▶ [Task to complete]: Carry none of the pictures over; write out the complete data exactly.

▶ [Data block]:
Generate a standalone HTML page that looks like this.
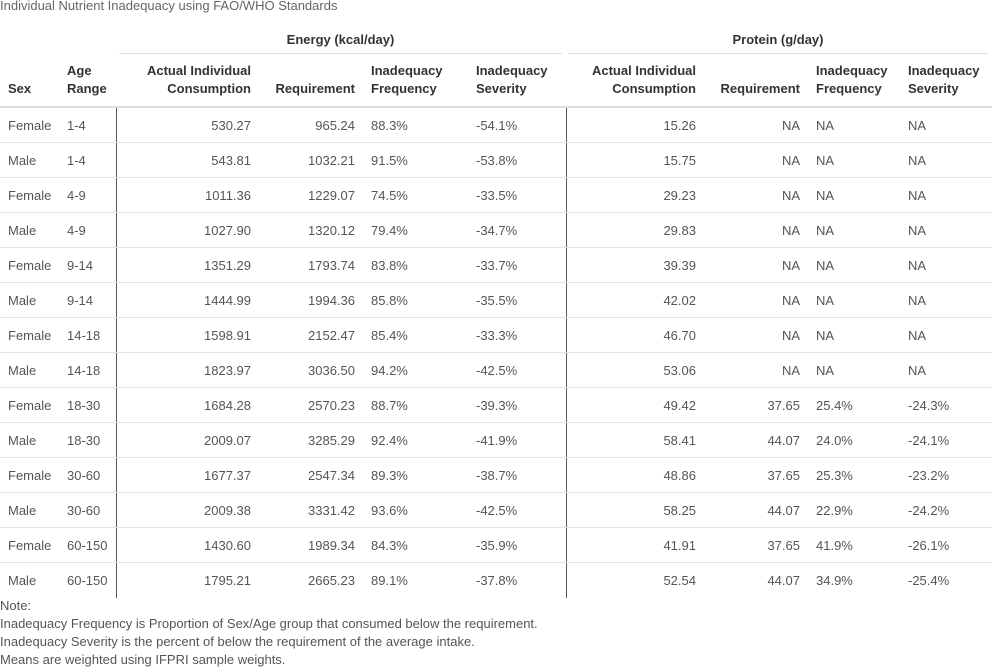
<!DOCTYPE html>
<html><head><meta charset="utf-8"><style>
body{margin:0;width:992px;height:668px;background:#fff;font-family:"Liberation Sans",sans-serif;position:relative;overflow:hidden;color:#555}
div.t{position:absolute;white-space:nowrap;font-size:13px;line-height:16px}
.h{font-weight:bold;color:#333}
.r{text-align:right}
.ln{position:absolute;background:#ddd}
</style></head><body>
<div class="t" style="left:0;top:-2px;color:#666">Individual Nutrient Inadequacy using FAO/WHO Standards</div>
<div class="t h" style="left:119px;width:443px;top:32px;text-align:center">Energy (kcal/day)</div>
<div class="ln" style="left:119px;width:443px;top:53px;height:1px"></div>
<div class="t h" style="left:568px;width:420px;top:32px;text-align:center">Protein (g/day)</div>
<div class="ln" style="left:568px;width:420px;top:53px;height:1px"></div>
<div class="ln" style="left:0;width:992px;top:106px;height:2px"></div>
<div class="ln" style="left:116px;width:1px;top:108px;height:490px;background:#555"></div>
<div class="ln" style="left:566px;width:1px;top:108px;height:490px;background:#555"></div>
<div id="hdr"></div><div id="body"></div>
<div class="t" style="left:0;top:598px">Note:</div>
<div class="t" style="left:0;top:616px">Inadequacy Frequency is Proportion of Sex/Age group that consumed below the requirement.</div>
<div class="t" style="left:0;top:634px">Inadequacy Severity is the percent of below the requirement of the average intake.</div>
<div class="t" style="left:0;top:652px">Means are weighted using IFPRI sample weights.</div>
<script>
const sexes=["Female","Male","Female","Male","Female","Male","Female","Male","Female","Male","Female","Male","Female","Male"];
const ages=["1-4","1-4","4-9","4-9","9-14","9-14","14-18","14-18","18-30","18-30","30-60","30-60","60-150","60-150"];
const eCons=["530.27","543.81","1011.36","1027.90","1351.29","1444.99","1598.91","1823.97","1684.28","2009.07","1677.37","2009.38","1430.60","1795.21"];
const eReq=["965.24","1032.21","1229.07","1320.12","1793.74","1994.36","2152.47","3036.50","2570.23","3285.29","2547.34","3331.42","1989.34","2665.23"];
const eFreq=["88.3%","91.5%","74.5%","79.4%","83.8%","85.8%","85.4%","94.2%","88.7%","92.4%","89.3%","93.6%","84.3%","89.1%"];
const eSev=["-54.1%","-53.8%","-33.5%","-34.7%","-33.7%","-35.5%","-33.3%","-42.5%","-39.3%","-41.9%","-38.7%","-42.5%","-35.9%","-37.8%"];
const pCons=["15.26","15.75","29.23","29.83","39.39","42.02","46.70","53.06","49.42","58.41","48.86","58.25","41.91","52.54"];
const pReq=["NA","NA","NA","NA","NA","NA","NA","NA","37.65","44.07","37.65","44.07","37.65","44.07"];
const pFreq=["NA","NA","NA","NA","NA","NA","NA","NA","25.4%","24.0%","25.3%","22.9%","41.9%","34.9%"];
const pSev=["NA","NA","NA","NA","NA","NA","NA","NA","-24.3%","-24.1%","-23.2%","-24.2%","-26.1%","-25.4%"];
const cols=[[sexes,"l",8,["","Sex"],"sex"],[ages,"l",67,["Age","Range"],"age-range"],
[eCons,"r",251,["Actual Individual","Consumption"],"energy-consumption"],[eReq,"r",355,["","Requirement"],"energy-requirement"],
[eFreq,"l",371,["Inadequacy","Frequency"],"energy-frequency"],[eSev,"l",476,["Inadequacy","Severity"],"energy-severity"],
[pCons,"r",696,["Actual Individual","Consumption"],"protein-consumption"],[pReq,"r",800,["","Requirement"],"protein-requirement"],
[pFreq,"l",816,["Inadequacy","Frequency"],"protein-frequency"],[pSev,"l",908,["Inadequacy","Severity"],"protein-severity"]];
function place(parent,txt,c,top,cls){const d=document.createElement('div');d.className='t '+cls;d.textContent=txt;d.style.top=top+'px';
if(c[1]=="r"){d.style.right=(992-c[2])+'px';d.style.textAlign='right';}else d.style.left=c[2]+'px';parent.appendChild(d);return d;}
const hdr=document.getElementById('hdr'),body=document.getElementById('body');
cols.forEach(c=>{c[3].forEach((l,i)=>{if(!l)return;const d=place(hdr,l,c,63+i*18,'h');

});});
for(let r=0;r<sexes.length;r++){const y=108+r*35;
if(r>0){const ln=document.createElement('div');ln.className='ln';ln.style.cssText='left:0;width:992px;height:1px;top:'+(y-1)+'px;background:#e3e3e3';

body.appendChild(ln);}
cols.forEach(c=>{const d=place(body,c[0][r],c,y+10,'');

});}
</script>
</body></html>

▶ [Complete output]:
Generate a standalone HTML page that looks like this.
<!DOCTYPE html>
<html><head><meta charset="utf-8"><style>
body{margin:0;width:992px;height:668px;background:#fff;font-family:"Liberation Sans",sans-serif;position:relative;overflow:hidden;color:#555}
div.t{position:absolute;white-space:nowrap;font-size:13px;line-height:16px}
.h{font-weight:bold;color:#333}
.r{text-align:right}
.ln{position:absolute;background:#ddd}
</style></head><body>
<div class="t" style="left:0;top:-2px;color:#666">Individual Nutrient Inadequacy using FAO/WHO Standards</div>
<div class="t h" style="left:119px;width:443px;top:32px;text-align:center">Energy (kcal/day)</div>
<div class="ln" style="left:119px;width:443px;top:53px;height:1px"></div>
<div class="t h" style="left:568px;width:420px;top:32px;text-align:center">Protein (g/day)</div>
<div class="ln" style="left:568px;width:420px;top:53px;height:1px"></div>
<div class="ln" style="left:0;width:992px;top:106px;height:2px"></div>
<div class="ln" style="left:116px;width:1px;top:108px;height:490px;background:#555"></div>
<div class="ln" style="left:566px;width:1px;top:108px;height:490px;background:#555"></div>
<div id="hdr"></div><div id="body"></div>
<div class="t" style="left:0;top:598px">Note:</div>
<div class="t" style="left:0;top:616px">Inadequacy Frequency is Proportion of Sex/Age group that consumed below the requirement.</div>
<div class="t" style="left:0;top:634px">Inadequacy Severity is the percent of below the requirement of the average intake.</div>
<div class="t" style="left:0;top:652px">Means are weighted using IFPRI sample weights.</div>
<script>
const sexes=["Female","Male","Female","Male","Female","Male","Female","Male","Female","Male","Female","Male","Female","Male"];
const ages=["1-4","1-4","4-9","4-9","9-14","9-14","14-18","14-18","18-30","18-30","30-60","30-60","60-150","60-150"];
const eCons=["530.27","543.81","1011.36","1027.90","1351.29","1444.99","1598.91","1823.97","1684.28","2009.07","1677.37","2009.38","1430.60","1795.21"];
const eReq=["965.24","1032.21","1229.07","1320.12","1793.74","1994.36","2152.47","3036.50","2570.23","3285.29","2547.34","3331.42","1989.34","2665.23"];
const eFreq=["88.3%","91.5%","74.5%","79.4%","83.8%","85.8%","85.4%","94.2%","88.7%","92.4%","89.3%","93.6%","84.3%","89.1%"];
const eSev=["-54.1%","-53.8%","-33.5%","-34.7%","-33.7%","-35.5%","-33.3%","-42.5%","-39.3%","-41.9%","-38.7%","-42.5%","-35.9%","-37.8%"];
const pCons=["15.26","15.75","29.23","29.83","39.39","42.02","46.70","53.06","49.42","58.41","48.86","58.25","41.91","52.54"];
const pReq=["NA","NA","NA","NA","NA","NA","NA","NA","37.65","44.07","37.65","44.07","37.65","44.07"];
const pFreq=["NA","NA","NA","NA","NA","NA","NA","NA","25.4%","24.0%","25.3%","22.9%","41.9%","34.9%"];
const pSev=["NA","NA","NA","NA","NA","NA","NA","NA","-24.3%","-24.1%","-23.2%","-24.2%","-26.1%","-25.4%"];
const cols=[[sexes,"l",8,["","Sex"],"sex"],[ages,"l",67,["Age","Range"],"age-range"],
[eCons,"r",251,["Actual Individual","Consumption"],"energy-consumption"],[eReq,"r",355,["","Requirement"],"energy-requirement"],
[eFreq,"l",371,["Inadequacy","Frequency"],"energy-frequency"],[eSev,"l",476,["Inadequacy","Severity"],"energy-severity"],
[pCons,"r",696,["Actual Individual","Consumption"],"protein-consumption"],[pReq,"r",800,["","Requirement"],"protein-requirement"],
[pFreq,"l",816,["Inadequacy","Frequency"],"protein-frequency"],[pSev,"l",908,["Inadequacy","Severity"],"protein-severity"]];
function place(parent,txt,c,top,cls){const d=document.createElement('div');d.className='t '+cls;d.textContent=txt;d.style.top=top+'px';
if(c[1]=="r"){d.style.right=(992-c[2])+'px';d.style.textAlign='right';}else d.style.left=c[2]+'px';parent.appendChild(d);return d;}
const hdr=document.getElementById('hdr'),body=document.getElementById('body');
cols.forEach(c=>{c[3].forEach((l,i)=>{if(!l)return;const d=place(hdr,l,c,63+i*18,'h');

});});
for(let r=0;r<sexes.length;r++){const y=108+r*35;
if(r>0){const ln=document.createElement('div');ln.className='ln';ln.style.cssText='left:0;width:992px;height:1px;top:'+(y-1)+'px;background:#e3e3e3';

body.appendChild(ln);}
cols.forEach(c=>{const d=place(body,c[0][r],c,y+10,'');

});}
</script>
</body></html>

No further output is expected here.